Enemies and difficulties to be met; the brazen serpant lifted up

The question is not here to conduct the people with patience through the wilderness, where the flesh manifested itself; but there are enemies and difficulties to be met; for there are difficulties distinct from the conduct and the patience of life. The Israelites fight with the Canaanites in the south, though they have not got into the land. But the king of the Canaanites has been informed of their coming by the presence of the spies. This was another fruit of the want of boldness of faith which had caused them to be sent. How little we gain by the prudence of unbelief! It gives occasion to the power and attacks of the enemy.

However, though these enemies seem to prevail at first when Israel allow themselves to be attacked, when the Israelites are ready utterly to destroy them God delivers them up to them. Take notice of this. But the people, wearied, murmur again, for the way was long. They were fighting with the Canaanites without yet possessing the land; the question was only about destroying their power and yet possessing nothing. It was the power of evil and that only, and resisted and put down as such. It was for God's sake and His glory only. On their murmurs God interferes and makes them feel all the power of the enemy, the old serpent. Christ made sin for us is the only perfectly efficacious remedy. The mere sight of that wonder procures healing, for the efficacy is in the thing itself before God. Faith sees Christ made sin for us.
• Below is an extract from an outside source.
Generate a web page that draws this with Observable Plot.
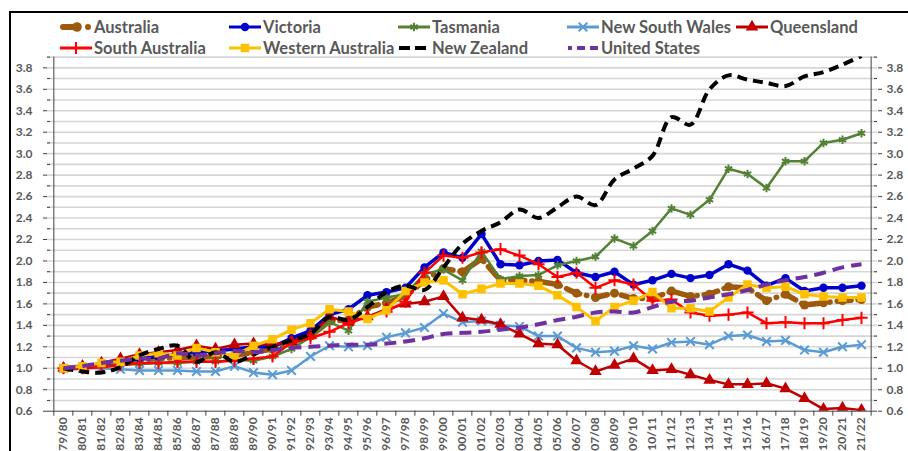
<!DOCTYPE html>
<html><head><meta charset="utf-8">
<script src="https://cdn.jsdelivr.net/npm/d3@7"></script>
<script src="https://cdn.jsdelivr.net/npm/@observablehq/plot@0.6"></script>
<style>
body{margin:0;background:#fff;width:908px;height:451px;overflow:hidden;position:relative;font-family:Lato,sans-serif}
#frame{position:absolute;left:9px;top:11px;width:920px;height:460px;border-left:2px solid #000;border-top:2px solid #000}
.item{position:absolute;display:flex;align-items:center;height:20px;font-size:16.5px;font-weight:700;color:#595959;white-space:nowrap}
.item svg{margin-right:2px;overflow:visible}
#chart{position:absolute;left:0;top:52px}
</style></head><body>
<div id="frame"></div>
<div id="legend"></div>
<div id="chart"></div>
<script>
const years = ["79/80","80/81","81/82","82/83","83/84","84/85","85/86","86/87","87/88","88/89","89/90","90/91","91/92","92/93","93/94","94/95","95/96","96/97","97/98","98/99","99/00","00/01","01/02","02/03","03/04","04/05","05/06","06/07","07/08","08/09","09/10","10/11","11/12","12/13","13/14","14/15","15/16","16/17","17/18","18/19","19/20","20/21","21/22"];

const australia = [1.00,1.01,1.03,1.06,1.08,1.09,1.10,1.10,1.11,1.12,1.15,1.18,1.24,1.30,1.44,1.45,1.57,1.61,1.67,1.82,1.93,1.90,2.02,1.82,1.82,1.81,1.78,1.70,1.66,1.70,1.65,1.65,1.72,1.67,1.69,1.76,1.75,1.63,1.69,1.59,1.61,1.63,1.64];
const victoria = [1.00,1.01,1.03,1.06,1.09,1.11,1.13,1.15,1.16,1.18,1.20,1.20,1.28,1.35,1.50,1.55,1.68,1.71,1.75,1.94,2.08,2.03,2.25,1.97,1.96,2.00,2.01,1.89,1.85,1.90,1.78,1.82,1.88,1.84,1.87,1.97,1.91,1.77,1.84,1.72,1.75,1.75,1.77];
const tasmania = [1.00,1.01,1.02,1.03,1.04,1.05,1.05,1.06,1.06,1.08,1.07,1.11,1.18,1.29,1.43,1.35,1.62,1.66,1.69,1.88,1.92,1.82,2.09,1.83,1.86,1.87,1.96,2.00,2.04,2.21,2.14,2.28,2.49,2.43,2.57,2.86,2.81,2.68,2.93,2.93,3.10,3.13,3.19];
const newSouthWales = [1.00,1.00,1.00,0.99,0.98,0.98,0.98,0.97,0.97,1.02,0.96,0.94,0.98,1.11,1.21,1.20,1.21,1.29,1.33,1.38,1.51,1.43,1.44,1.40,1.39,1.30,1.30,1.19,1.15,1.16,1.21,1.18,1.24,1.25,1.22,1.30,1.31,1.25,1.26,1.17,1.15,1.20,1.22];
const queensland = [1.00,1.02,1.05,1.09,1.13,1.15,1.17,1.21,1.18,1.22,1.23,1.22,1.25,1.31,1.48,1.43,1.48,1.55,1.60,1.62,1.67,1.47,1.45,1.41,1.32,1.23,1.22,1.07,0.97,1.03,1.09,0.98,0.99,0.94,0.89,0.85,0.85,0.86,0.81,0.72,0.62,0.63,0.61];
const southAustralia = [1.00,1.00,1.01,1.03,1.05,1.05,1.06,1.06,1.06,1.07,1.09,1.11,1.24,1.28,1.34,1.42,1.48,1.53,1.62,1.89,2.05,2.03,2.08,2.11,2.05,1.97,1.85,1.89,1.75,1.82,1.78,1.63,1.64,1.52,1.49,1.50,1.52,1.42,1.43,1.42,1.42,1.45,1.47];
const westernAustralia = [1.00,1.02,1.05,1.06,1.12,1.14,1.12,1.19,1.15,1.12,1.21,1.27,1.36,1.42,1.55,1.53,1.46,1.54,1.72,1.80,1.82,1.69,1.74,1.79,1.79,1.77,1.68,1.57,1.44,1.57,1.63,1.71,1.56,1.56,1.53,1.66,1.78,1.75,1.76,1.69,1.67,1.66,1.66];
const newZealand = [1.00,0.97,0.96,1.01,1.12,1.18,1.21,1.06,1.15,1.06,1.13,1.20,1.26,1.32,1.48,1.45,1.57,1.71,1.77,1.73,1.94,2.16,2.28,2.36,2.48,2.40,2.50,2.60,2.52,2.76,2.86,2.98,3.34,3.27,3.60,3.73,3.69,3.66,3.63,3.72,3.76,3.83,3.91];
const unitedStates = [1.00,1.02,1.05,1.07,1.09,1.09,1.14,1.12,1.14,1.16,1.15,1.17,1.19,1.20,1.21,1.22,1.22,1.23,1.25,1.28,1.32,1.33,1.34,1.36,1.38,1.41,1.45,1.48,1.52,1.53,1.52,1.57,1.62,1.63,1.66,1.69,1.73,1.78,1.82,1.85,1.89,1.94,1.97];

const majorTicks = [0.6,0.8,1.0,1.2,1.4,1.6,1.8,2.0,2.2,2.4,2.6,2.8,3.0,3.2,3.4,3.6,3.8];
const minorTicks = [0.7,0.9,1.1,1.3,1.5,1.7,1.9,2.1,2.3,2.5,2.7,2.9,3.1,3.3,3.5,3.7,3.9];
const gridTicks = majorTicks.concat(minorTicks).filter(d => d > 0.6);

const series = [
  {name:"Australia", values:australia, color:"#9E5A0C", width:5.5, dash:"14,7,0.5,7", cap:"round", symbol:"circle", r:4.5, filled:true},
  {name:"Victoria", values:victoria, color:"#0000CC", width:3.5, symbol:"circle", r:4.2, filled:true},
  {name:"Tasmania", values:tasmania, color:"#548235", width:2.5, symbol:"asterisk", r:4, filled:false},
  {name:"New South Wales", values:newSouthWales, color:"#5B9BD5", width:2.5, symbol:"times", r:4, filled:false},
  {name:"Queensland", values:queensland, color:"#C00000", width:2.5, symbol:"triangle", r:4.6, filled:true},
  {name:"South Australia", values:southAustralia, color:"#FF0000", width:2.5, symbol:"plus", r:4, filled:false},
  {name:"Western Australia", values:westernAustralia, color:"#FFC000", width:3, symbol:"square", r:4.8, filled:true},
  {name:"New Zealand", values:newZealand, color:"#000000", width:4, dash:"10,6", curve:"catmull-rom"},
  {name:"United States", values:unitedStates, color:"#7030A0", width:4, dash:"12,7", curve:"catmull-rom"}
];

const W = 908, H = 399, mL = 47, mR = 31, mT = 4.6, mB = 40.3;
const plotW = W - mL - mR, plotH = H - mT - mB;
const step = plotW / years.length;
const axisColor = "#404040", textColor = "#595959";

const marks = [
  Plot.ruleY(gridTicks, {stroke:"#D6D6D6", strokeWidth:1.6}),
];
for (const s of series) {
  const data = years.map((y, i) => ({year: y, value: s.values[i]}));
  marks.push(Plot.line(data, {x:"year", y:"value", stroke:s.color, strokeWidth:s.width,
    strokeDasharray:s.dash, strokeLinecap:s.cap || "butt", curve:s.curve || "linear", clip:true}));
  if (s.symbol) {
    marks.push(Plot.dot(data, {x:"year", y:"value", symbol:s.symbol, r:s.r,
      fill: s.filled ? s.color : "none", stroke: s.filled ? "none" : s.color, strokeWidth:2, clip:true}));
  }
}
marks.push(
  Plot.ruleY([0.6], {stroke:axisColor, strokeWidth:1}),
  Plot.ruleX([years[0]], {dx:-step/2, stroke:axisColor, strokeWidth:1}),
  Plot.ruleX([years[years.length-1]], {dx:step/2, stroke:axisColor, strokeWidth:1}),
  Plot.ruleX(years, {dx:-step/2, insetTop:plotH, insetBottom:-5, stroke:axisColor}),
  Plot.ruleX([years[years.length-1]], {dx:step/2, insetTop:plotH, insetBottom:-5, stroke:axisColor}),
  Plot.ruleY(minorTicks, {insetRight:plotW-3, stroke:axisColor}),
  Plot.ruleY(minorTicks, {insetLeft:plotW-3, stroke:axisColor}),
  Plot.axisY({anchor:"left", ticks:majorTicks, tickSize:4, tickPadding:11, tickFormat:d3.format(".1f"),
    fontSize:12, fontWeight:"bold", fill:textColor, stroke:axisColor, label:null}),
  Plot.axisY({anchor:"right", ticks:majorTicks, tickSize:4, tickPadding:5, tickFormat:d3.format(".1f"),
    fontSize:12, fontWeight:"bold", fill:textColor, stroke:axisColor, label:null}),
  Plot.axisX({tickSize:0, tickRotate:-90, tickPadding:6, fontSize:12, fontWeight:"bold", fill:textColor, label:null})
);

const chart = Plot.plot({
  width:W, height:H, marginLeft:mL, marginRight:mR, marginTop:mT, marginBottom:mB,
  x:{type:"point", domain:years, padding:0.5, label:null},
  y:{domain:[0.6, 3.9], label:null},
  style:{fontFamily:"Lato, sans-serif", background:"transparent", overflow:"visible"},
  marks
});
document.getElementById("chart").appendChild(chart);

// Legend
const legendPos = {
  "Australia":[0,0], "Victoria":[0,1], "Tasmania":[0,2], "New South Wales":[0,3], "Queensland":[0,4],
  "South Australia":[1,0], "Western Australia":[1,1], "New Zealand":[1,2], "United States":[1,3]
};
const colX = [94, 263, 432, 601, 770], rowY = [27, 48];
const symbolMap = {circle:d3.symbolCircle, triangle:d3.symbolTriangle, square:d3.symbolSquare,
  times:d3.symbolTimes, plus:d3.symbolPlus, asterisk:d3.symbolAsterisk};
const legend = document.getElementById("legend");
for (const s of series) {
  const [r, c] = legendPos[s.name];
  const item = document.createElement("div");
  item.className = "item";
  item.style.left = (colX[c] - 34) + "px";
  item.style.top = (rowY[r] - 10) + "px";
  const svg = d3.create("svg").attr("width", 32).attr("height", 20);
  if (s.name === "Australia") {
    svg.append("line").attr("x1",3).attr("x2",16).attr("y1",10).attr("y2",10)
      .attr("stroke",s.color).attr("stroke-width",6).attr("stroke-linecap","round");
    svg.append("circle").attr("cx",17).attr("cy",10).attr("r",4.8).attr("fill",s.color);
    svg.append("circle").attr("cx",28).attr("cy",10).attr("r",3).attr("fill",s.color);
  } else {
    svg.append("line").attr("x1", s.dash ? 1 : 0).attr("x2",32).attr("y1",10).attr("y2",10)
      .attr("stroke",s.color).attr("stroke-width",s.dash ? 4 : 3)
      .attr("stroke-dasharray", s.dash ? (s.name === "New Zealand" ? "11,5" : "8,5") : null)
      .attr("stroke-dashoffset", s.name === "United States" ? 4 : 0);
    if (s.symbol) {
      const size = Math.PI * s.r * s.r;
      svg.append("path").attr("transform","translate(16,10)")
        .attr("d", d3.symbol(symbolMap[s.symbol], size)())
        .attr("fill", s.filled ? s.color : "none")
        .attr("stroke", s.filled ? "none" : s.color).attr("stroke-width", 2);
    }
  }
  item.appendChild(svg.node());
  const span = document.createElement("span");
  span.textContent = s.name;
  item.appendChild(span);
  legend.appendChild(item);
}
</script></body></html>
The question is not here about leading the people, but of answering the judgment of God, either final or in the way of chastening, and the power of the enemy against us in the face of that judgment, and even as the effect of that judgment. In such a case the question is between our souls and God; it is a question of death, or simply of the death of Jesus. We must submit to that, as being in an irremediable condition, and, submitting to God's righteousness, look to His ordinance -- that is, to Christ lifted up for us.

The springing well in the wilderness

Next, Israel goes forward, but they are not yet in the land. God relieves and refreshes them of His own free grace, without their murmuring. He gathers the people. Israel celebrates anew, close by the land, the wells which are found in the wilderness. They can now say themselves, "Spring up, O well"; no more rock to smite, no more murmurings near the land. Life at the end of their course is no longer the question: it is salvation from the deadly wound of the serpent. They are healed; they walk and drink with joy and songs of praise. They dug -- for their activity displayed itself in the presence of the grace of God -- and the water sprang up in the wilderness.

THe beginning of the realization of the promises

We meet with people with whom we do not wish to have war, but they will not let us pass peaceably. Our warfare is with the possessors of our inheritance beyond Jordan. If we are attacked, we must defend ourselves; but we are not to be aggressors. Israel wishes to pass quietly through the land of the Amorites; but these will not allow it, and they suffer the consequences of the war they had sought against the people of God. Israel takes their cities, and begins already on this side Jordan to realise, as if beforehand, the possession of the promise.